■ Aim ■
Scan the entries below. List each line with "chart".

■ Entries shown ■
════════════════

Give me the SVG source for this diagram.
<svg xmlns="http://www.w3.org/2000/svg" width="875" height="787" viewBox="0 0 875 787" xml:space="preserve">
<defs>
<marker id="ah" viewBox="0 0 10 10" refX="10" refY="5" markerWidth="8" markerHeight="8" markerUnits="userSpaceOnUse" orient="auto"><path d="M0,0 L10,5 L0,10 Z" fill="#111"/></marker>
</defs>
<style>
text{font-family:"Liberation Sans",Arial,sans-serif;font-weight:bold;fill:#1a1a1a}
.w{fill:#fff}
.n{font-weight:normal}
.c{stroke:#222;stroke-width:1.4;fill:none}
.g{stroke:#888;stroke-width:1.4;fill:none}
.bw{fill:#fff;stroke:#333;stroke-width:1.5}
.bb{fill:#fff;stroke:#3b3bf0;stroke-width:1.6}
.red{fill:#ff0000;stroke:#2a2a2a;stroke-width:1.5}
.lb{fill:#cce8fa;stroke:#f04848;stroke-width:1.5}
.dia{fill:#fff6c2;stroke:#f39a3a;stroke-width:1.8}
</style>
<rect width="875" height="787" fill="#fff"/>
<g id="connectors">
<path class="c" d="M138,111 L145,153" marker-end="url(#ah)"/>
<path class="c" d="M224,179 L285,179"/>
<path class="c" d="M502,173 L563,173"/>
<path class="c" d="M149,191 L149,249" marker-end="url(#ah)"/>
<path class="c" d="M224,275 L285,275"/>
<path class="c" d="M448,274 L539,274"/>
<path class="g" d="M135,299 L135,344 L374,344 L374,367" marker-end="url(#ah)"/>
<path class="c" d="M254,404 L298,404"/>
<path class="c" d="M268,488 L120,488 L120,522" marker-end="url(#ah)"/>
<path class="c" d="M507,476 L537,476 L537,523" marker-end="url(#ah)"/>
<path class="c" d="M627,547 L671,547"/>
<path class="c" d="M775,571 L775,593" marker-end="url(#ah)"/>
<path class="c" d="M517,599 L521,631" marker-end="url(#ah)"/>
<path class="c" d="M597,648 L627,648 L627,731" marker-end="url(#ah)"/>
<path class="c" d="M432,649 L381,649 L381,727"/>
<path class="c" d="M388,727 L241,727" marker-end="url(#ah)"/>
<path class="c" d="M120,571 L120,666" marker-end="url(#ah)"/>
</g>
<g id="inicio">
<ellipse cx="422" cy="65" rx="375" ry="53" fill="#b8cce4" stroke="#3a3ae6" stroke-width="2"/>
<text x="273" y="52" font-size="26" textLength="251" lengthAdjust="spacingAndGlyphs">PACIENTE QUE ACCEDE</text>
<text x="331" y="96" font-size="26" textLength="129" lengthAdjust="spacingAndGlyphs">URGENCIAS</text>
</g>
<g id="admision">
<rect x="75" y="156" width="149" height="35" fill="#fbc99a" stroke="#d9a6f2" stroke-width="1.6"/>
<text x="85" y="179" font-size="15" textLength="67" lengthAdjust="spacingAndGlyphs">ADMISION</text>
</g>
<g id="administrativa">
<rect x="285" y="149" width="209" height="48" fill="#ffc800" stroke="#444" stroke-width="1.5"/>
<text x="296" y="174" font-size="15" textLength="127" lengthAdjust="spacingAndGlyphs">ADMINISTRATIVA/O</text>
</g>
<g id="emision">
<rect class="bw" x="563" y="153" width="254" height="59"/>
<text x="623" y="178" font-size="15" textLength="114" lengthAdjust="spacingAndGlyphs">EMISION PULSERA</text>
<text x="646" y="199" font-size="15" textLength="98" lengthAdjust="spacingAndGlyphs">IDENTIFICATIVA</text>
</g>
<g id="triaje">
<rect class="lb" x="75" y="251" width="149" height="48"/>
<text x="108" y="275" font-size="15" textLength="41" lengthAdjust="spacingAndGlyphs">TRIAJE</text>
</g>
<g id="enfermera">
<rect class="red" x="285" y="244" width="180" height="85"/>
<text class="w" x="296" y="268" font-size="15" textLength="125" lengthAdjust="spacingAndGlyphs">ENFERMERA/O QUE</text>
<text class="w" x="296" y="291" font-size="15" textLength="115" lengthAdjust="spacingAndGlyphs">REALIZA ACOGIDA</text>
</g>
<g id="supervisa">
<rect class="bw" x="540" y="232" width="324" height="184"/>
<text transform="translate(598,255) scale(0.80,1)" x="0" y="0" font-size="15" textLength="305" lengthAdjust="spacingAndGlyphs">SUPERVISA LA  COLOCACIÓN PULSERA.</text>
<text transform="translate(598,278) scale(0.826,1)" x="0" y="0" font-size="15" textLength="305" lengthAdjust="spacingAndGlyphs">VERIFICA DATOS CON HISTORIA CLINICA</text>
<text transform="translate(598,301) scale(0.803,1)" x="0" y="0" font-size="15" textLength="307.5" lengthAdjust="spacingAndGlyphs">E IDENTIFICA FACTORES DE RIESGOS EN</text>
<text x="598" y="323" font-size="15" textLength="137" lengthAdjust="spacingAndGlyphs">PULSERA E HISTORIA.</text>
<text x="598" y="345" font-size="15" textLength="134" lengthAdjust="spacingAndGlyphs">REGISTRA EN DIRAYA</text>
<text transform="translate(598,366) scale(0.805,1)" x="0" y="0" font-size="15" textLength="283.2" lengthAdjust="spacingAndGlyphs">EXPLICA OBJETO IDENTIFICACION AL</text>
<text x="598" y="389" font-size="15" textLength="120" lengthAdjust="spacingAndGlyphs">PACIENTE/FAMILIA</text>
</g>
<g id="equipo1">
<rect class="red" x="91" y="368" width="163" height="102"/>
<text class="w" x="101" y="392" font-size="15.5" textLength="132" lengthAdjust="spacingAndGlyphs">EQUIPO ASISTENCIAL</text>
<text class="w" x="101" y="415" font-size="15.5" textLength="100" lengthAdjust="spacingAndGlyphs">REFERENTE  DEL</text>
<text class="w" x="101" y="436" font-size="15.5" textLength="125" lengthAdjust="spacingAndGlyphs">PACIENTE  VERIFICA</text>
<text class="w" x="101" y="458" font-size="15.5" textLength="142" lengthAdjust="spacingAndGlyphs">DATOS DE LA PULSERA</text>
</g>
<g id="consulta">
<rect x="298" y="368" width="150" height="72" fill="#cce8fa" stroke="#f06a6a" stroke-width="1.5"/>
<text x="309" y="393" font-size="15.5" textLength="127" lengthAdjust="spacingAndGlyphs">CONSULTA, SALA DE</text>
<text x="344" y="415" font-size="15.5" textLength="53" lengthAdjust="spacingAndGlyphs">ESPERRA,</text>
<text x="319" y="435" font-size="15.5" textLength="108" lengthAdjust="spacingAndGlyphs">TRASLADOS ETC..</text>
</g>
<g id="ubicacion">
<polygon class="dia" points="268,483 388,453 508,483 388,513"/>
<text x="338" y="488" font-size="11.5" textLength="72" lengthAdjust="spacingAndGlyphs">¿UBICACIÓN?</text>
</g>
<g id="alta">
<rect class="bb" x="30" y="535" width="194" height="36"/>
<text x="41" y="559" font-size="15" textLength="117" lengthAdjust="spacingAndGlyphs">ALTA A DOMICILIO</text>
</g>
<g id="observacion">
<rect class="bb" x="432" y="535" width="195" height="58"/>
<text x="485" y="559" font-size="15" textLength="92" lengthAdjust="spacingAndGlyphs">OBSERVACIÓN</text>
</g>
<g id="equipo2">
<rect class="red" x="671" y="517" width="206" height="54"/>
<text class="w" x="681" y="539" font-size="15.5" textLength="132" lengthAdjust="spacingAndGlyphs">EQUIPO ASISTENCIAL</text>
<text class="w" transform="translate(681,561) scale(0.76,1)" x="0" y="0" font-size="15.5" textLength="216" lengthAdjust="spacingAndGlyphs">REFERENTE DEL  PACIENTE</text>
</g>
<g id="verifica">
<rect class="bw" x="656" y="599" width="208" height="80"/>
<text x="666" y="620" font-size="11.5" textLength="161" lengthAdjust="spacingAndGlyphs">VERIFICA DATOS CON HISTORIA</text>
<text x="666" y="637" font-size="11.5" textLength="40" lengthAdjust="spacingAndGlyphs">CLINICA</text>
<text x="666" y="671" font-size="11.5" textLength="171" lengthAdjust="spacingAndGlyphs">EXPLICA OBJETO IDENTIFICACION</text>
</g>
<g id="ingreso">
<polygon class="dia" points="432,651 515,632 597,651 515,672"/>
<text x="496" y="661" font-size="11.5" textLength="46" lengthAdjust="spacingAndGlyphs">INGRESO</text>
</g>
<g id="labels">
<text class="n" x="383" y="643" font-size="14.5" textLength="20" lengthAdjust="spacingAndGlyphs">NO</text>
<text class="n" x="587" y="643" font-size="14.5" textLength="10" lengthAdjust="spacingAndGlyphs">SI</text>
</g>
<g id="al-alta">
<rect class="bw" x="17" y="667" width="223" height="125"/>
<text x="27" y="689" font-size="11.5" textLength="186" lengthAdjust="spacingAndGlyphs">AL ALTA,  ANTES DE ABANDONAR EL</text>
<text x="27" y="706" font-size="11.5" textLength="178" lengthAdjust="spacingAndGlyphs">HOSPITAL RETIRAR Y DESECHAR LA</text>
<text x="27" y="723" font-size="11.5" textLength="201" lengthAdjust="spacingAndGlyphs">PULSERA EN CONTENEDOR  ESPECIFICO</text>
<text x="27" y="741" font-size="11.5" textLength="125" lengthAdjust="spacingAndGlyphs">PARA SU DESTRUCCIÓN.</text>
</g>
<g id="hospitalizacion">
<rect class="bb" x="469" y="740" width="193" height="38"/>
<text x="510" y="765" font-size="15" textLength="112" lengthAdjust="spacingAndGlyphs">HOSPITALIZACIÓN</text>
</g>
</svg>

════════════════

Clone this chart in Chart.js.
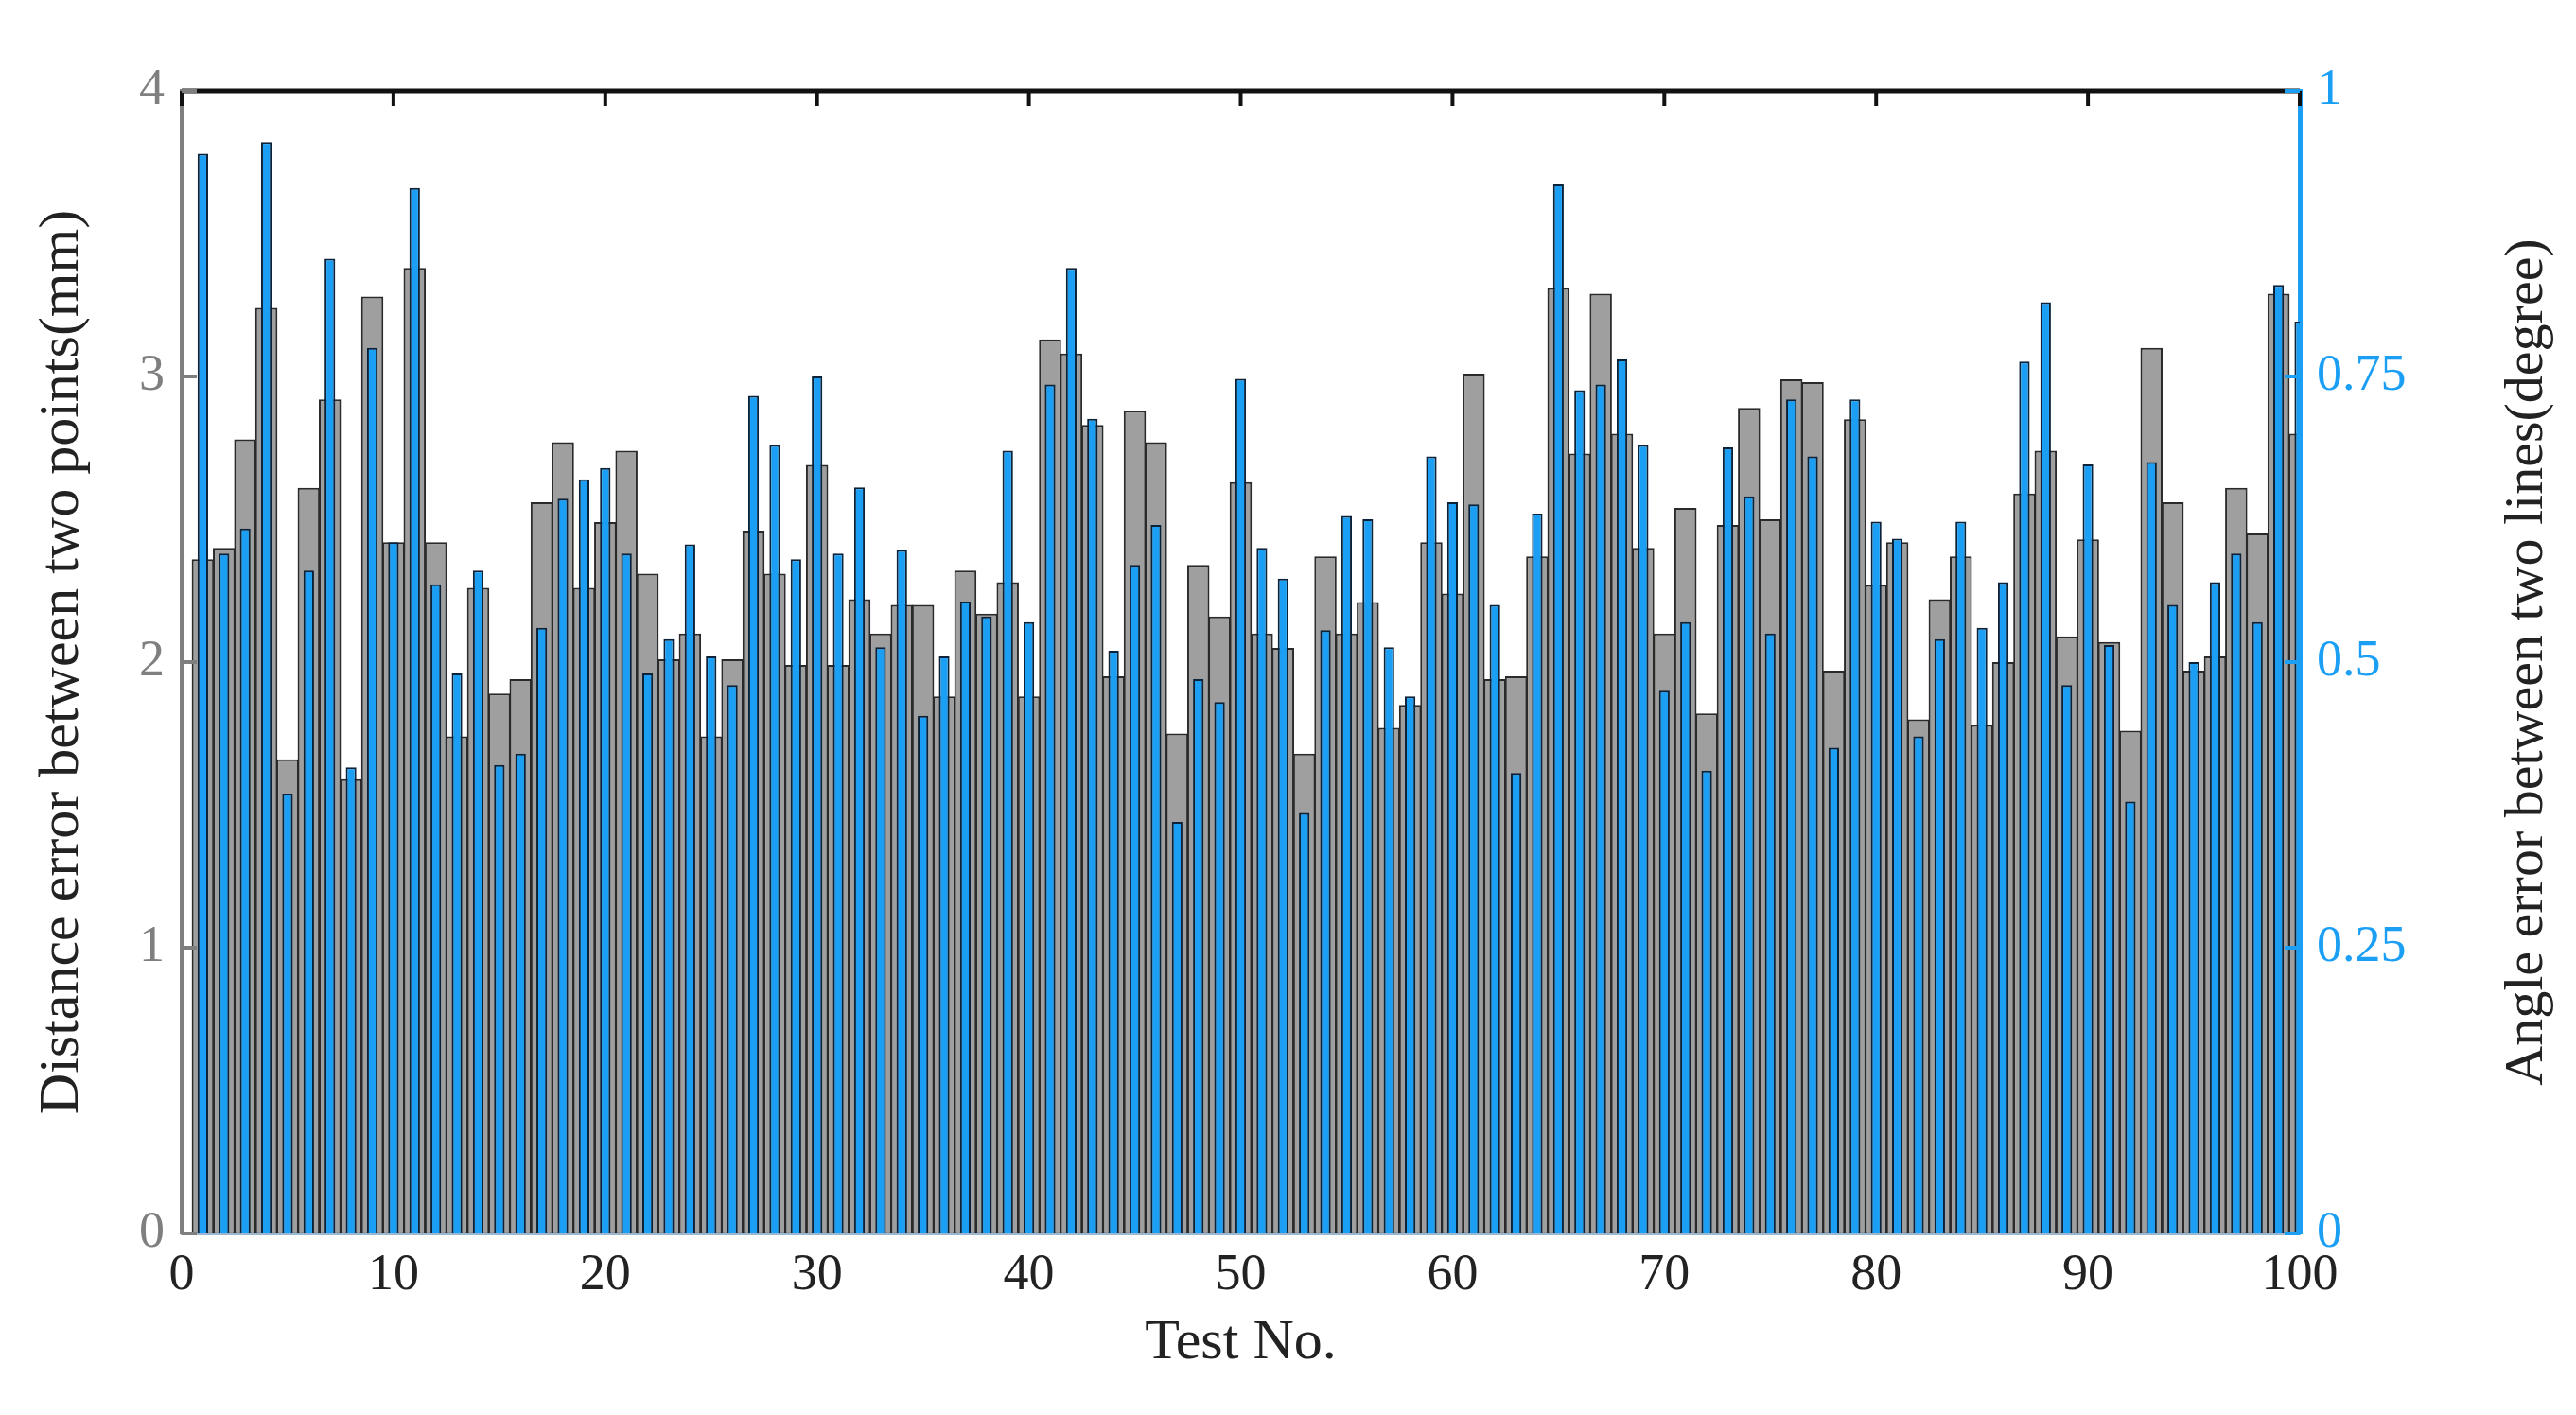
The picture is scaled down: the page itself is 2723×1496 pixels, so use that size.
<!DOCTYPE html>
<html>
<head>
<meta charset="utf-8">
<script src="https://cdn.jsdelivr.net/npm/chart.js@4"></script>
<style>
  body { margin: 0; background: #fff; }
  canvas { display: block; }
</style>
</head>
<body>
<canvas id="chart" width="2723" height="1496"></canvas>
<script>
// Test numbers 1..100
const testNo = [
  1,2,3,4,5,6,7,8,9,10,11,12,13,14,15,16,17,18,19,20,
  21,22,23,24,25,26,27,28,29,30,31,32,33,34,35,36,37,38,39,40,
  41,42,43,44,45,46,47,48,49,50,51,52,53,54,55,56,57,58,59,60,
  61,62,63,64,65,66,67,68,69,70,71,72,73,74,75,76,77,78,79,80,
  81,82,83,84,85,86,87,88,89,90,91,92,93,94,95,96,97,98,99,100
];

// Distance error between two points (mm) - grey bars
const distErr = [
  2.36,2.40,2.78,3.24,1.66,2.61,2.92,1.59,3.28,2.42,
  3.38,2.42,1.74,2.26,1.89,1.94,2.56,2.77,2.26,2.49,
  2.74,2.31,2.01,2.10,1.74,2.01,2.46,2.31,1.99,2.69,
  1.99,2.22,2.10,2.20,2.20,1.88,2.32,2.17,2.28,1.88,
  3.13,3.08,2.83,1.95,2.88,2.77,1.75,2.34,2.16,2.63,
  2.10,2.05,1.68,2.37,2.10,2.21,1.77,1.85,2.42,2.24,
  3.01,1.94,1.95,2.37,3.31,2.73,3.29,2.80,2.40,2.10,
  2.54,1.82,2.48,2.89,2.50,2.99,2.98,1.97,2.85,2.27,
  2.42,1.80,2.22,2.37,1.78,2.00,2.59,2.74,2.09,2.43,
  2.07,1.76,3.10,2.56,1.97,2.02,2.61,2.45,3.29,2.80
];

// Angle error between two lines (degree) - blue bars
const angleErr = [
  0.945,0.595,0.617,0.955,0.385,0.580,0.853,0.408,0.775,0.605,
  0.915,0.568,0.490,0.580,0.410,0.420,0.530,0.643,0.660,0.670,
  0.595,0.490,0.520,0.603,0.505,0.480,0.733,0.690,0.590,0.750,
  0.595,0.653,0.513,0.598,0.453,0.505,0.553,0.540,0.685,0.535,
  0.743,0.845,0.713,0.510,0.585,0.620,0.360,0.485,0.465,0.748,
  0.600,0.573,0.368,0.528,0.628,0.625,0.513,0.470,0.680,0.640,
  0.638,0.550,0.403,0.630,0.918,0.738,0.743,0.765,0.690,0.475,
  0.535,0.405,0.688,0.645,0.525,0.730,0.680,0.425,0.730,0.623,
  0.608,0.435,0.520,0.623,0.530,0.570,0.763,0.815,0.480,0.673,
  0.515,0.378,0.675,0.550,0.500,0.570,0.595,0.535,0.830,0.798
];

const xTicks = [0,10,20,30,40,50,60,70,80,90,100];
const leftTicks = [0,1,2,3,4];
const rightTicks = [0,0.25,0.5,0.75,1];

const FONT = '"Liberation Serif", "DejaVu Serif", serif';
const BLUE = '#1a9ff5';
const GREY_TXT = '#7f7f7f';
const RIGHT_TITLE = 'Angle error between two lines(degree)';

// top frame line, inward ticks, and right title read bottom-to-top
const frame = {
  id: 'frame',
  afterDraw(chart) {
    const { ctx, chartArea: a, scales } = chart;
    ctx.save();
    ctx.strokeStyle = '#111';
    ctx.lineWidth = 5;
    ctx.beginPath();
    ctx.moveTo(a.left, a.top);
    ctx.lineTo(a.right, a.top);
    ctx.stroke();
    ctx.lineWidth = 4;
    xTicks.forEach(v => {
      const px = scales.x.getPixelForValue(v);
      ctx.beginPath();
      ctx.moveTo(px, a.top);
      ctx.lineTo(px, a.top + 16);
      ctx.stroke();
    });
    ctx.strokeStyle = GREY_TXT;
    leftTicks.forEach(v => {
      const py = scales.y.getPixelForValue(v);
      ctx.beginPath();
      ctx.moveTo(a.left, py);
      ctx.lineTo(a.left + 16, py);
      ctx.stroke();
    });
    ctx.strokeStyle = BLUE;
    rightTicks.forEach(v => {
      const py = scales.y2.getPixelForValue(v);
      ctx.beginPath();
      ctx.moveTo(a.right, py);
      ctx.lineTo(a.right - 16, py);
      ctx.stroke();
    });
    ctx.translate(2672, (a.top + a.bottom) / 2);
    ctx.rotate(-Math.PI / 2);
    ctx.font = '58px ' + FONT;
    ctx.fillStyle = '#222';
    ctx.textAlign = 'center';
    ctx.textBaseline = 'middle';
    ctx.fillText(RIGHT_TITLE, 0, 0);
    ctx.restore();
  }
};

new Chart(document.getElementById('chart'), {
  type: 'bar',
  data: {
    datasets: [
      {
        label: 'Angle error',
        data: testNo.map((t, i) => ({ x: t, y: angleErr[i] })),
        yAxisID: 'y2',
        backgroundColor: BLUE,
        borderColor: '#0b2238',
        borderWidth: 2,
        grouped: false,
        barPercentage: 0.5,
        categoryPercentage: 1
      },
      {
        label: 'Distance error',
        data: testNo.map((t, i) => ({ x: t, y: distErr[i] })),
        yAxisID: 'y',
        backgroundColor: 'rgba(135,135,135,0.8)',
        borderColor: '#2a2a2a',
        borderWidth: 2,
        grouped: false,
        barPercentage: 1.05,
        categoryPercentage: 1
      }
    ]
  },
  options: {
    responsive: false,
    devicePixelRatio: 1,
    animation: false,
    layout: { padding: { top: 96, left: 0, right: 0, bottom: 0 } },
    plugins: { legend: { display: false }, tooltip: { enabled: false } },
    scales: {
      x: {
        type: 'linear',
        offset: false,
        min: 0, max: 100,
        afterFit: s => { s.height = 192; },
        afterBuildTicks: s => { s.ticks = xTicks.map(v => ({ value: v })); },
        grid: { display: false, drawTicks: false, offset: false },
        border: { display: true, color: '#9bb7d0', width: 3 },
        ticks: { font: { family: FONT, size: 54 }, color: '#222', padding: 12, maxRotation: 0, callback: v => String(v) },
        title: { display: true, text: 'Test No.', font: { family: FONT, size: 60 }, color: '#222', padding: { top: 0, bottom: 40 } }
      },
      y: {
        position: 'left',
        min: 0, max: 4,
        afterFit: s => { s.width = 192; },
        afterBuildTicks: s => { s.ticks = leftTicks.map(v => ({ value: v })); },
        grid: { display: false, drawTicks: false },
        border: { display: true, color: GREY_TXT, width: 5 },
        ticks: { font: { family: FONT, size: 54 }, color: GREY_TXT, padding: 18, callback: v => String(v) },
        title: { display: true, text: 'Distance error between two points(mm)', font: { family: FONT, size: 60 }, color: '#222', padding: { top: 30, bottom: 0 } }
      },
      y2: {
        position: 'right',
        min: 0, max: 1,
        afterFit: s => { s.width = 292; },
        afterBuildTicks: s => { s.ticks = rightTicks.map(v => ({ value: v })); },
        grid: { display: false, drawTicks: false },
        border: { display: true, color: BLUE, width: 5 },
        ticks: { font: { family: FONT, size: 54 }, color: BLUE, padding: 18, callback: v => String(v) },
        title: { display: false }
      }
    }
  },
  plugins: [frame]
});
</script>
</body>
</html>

════════════════

■ Written answer ■
Clone this chart in Chart.js.
<script src="https://cdn.jsdelivr.net/npm/chart.js@4"></script>
<canvas id="chart" width="2723" height="1496"></canvas>
  afterDraw(chart) {
    const { ctx, chartArea: a, scales } = chart;
new Chart(document.getElementById('chart'), {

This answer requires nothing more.